-Re: Understanding harpoon - help needed
Harsh J 2013-01-23, 14:39
Iterating on Bharath's responses, my answers to each of your questions
On Wed, Jan 23, 2013 at 2:54 PM, Dibyendu Karmakar
> I am doing some performance testing in HADOOP. But while testing, I faced
> a situation. I need your help.
> My HADOOP cluster :
> 6 Datanodes, 1 Namenode, 2 Clients.
> Replication factor = 3
> 2 clients write a file(put operation) whose size is 2 x block size.
> DFS.DATA.DIR in each Datanodes is equal and is same as block size. That
> means each Datanodes stores a single block.
This isn't theoretically correct (a randomity and dependence of client's
location exists here in spreading of the blocks), but for a balanced state
assumption let it be so.
> Now, if 2 clients simultaneously reads the file( get operation),
> Will 2 clients read 2 blocks from different Datanodes ?
> Or they will read from the same datanodes?
Depends on where the client's location is.

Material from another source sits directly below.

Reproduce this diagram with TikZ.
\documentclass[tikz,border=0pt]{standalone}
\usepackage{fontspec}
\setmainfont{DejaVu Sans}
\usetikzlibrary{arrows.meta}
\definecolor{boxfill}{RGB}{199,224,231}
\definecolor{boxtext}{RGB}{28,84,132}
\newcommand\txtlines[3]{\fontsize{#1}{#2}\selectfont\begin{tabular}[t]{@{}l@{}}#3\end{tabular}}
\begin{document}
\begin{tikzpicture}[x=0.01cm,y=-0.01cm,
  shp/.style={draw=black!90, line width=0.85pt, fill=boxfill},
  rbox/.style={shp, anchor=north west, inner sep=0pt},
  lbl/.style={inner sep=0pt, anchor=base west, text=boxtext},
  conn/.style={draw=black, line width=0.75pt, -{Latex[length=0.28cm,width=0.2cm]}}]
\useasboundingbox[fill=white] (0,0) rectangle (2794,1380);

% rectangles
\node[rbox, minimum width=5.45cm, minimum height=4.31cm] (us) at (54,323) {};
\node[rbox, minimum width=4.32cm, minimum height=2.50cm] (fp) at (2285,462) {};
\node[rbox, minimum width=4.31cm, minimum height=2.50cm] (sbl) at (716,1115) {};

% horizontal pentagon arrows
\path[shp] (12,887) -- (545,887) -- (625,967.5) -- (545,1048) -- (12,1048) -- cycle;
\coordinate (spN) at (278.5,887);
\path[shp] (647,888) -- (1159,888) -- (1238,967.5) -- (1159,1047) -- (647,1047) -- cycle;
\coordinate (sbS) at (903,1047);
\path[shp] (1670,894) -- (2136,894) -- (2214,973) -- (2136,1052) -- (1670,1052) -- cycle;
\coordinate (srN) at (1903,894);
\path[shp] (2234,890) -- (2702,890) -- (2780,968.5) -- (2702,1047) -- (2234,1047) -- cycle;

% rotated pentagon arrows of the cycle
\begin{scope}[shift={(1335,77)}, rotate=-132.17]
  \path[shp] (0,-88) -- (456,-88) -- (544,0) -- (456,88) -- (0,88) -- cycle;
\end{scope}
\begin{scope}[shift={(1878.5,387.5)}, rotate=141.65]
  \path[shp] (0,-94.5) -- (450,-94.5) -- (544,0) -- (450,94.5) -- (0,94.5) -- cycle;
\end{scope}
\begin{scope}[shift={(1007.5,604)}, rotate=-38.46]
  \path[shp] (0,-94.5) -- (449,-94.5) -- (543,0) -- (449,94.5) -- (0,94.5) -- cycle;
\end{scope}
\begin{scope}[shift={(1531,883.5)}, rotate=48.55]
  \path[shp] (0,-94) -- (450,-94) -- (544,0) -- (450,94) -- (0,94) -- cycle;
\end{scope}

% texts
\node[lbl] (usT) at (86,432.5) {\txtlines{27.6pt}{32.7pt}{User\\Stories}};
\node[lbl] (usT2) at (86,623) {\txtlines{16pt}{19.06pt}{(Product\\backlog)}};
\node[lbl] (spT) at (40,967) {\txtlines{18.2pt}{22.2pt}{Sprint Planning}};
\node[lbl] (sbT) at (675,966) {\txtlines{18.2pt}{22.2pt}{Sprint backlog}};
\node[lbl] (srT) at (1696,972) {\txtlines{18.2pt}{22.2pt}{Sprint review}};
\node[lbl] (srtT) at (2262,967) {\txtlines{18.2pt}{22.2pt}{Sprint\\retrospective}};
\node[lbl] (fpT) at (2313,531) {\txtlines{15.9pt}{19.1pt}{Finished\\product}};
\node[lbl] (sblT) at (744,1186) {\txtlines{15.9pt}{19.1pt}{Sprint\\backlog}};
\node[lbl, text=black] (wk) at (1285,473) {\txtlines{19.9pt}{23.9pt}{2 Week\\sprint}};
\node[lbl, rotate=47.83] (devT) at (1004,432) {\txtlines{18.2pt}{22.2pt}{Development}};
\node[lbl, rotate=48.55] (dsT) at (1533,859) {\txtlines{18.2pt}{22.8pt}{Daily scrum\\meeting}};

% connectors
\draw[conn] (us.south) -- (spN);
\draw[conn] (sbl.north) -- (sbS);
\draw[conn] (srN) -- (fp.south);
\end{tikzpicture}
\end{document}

If its among the DNs, a local
read is incurred. If elsewhere, it is possible that each may read from a
unique DN or even the same DN (randomly ordered returns from the NN). But
ideally the closest to the DN is picked, at least rack-wise, if the NN is
aware of this.
> Does Namenode know which Datanode is busy and which one is idle?
NN does health checks upon writes (stuff like space, load and recent
availability). At read time, the client does more of a failing-over act,
trying DNs one at a time in provided order until one accepts its request,
if they are all highly busy.
> What I am trying to find is that...
> Is it possible to decrease the read time by increasing replication factor?
Yes, more replicas generally mean more available DNs to serve its read, but
at the same time it impacts write speeds as there's more synchronous wait
to take care of.
> I have attached an image to better understand my question. Kindly take a
> look. Thank you. And if possible please give references.
"Will access be distributed [for a series of block of the same file]?" -
Yes, for remote client reads. Access order is randomized for these form of
clients, leading to possibly different patterns each time.